Believing the ten-year sentence to be wrong, Smith went to trial, where he was eventually convicted and sentenced to 50 years in prison. This for a shooting he did not commit, and all because prosecutors punished him for refusing to plead out.


Plea deals have their place — they expedite the process of convicting criminals, but when the plea system is leveraged to essentially force an accused person to choose between pleading guilty or being hammered with additional jail time, the system is twisted not into a tool for expedient justice, but to extort the accused out of their Constitutional right. Defense attorneys will advise their clients to take the deal, since the consequence of losing in court is so overwhelmingly damaging.

Whether it’s a kid who is serving 50 years for buying four ounces of marijuana, or an American President facing potentially life in prison for what are mere administrative crimes, the result is the same — a justice system that is weaponized to convict with a vengeance, rather than seek appropriate justice for the crimes that were comitted.

Leave aside for a moment the fact that Trump’s alleged crimes are routinely passed over for other individuals, or settled with fines. Leave aside the double standard where a right-wing candidate is punished while a Democrate candidate’s crimes are ignored. At what point did writing a check and covering up the details of a hush-money settlement become a crime worthy of 136 years in prison?

Trump faces a horrible choice.
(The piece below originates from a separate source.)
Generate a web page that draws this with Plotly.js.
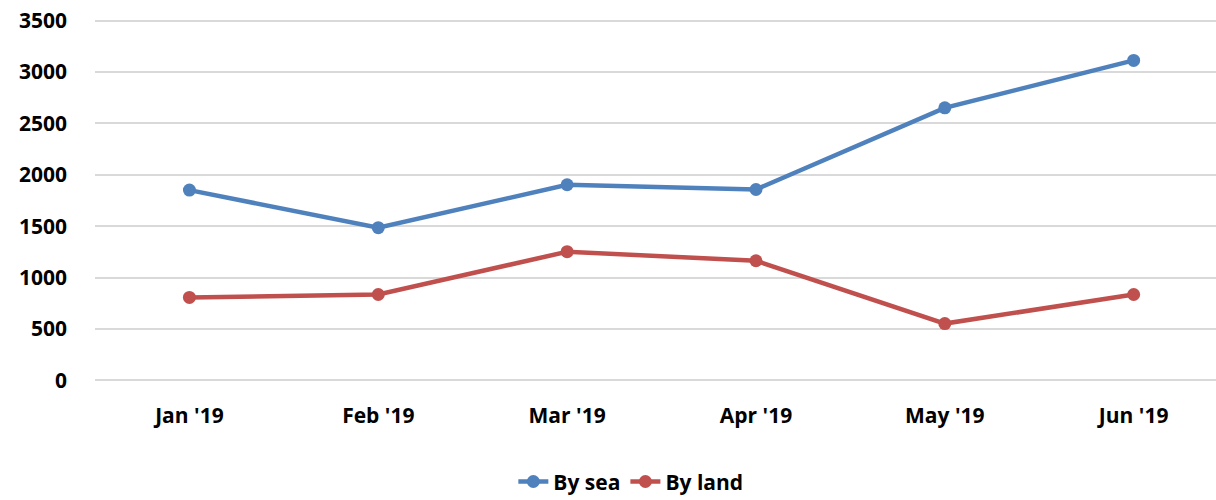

It’s highly unlikely that his attorneys will be able to get not-guilty verdicts in all 34 counts of the Bragg indictment. Probability alone dictates that he’ll be found guilty on a few. That’s the rationale behind the stacked charges — if you can’t get Trump on one charge, get him on another. The prosecution is political, with the goal of attaching a felony to Trump to destroy his chances at being elected.

However the case ends up, Trump will be fine. His lawyers will appeal the cases and he’ll eventually go free, but the damage to his political career will be done. But individuals like Terrence Smith will be in his sixties when he’s released, all for buying a quarter pound of weed when he was 17, and he’s one example out of thousands of cases like this tried every year. Over 90% of criminal cases are pled out.

This is not right, and it needs to be changed.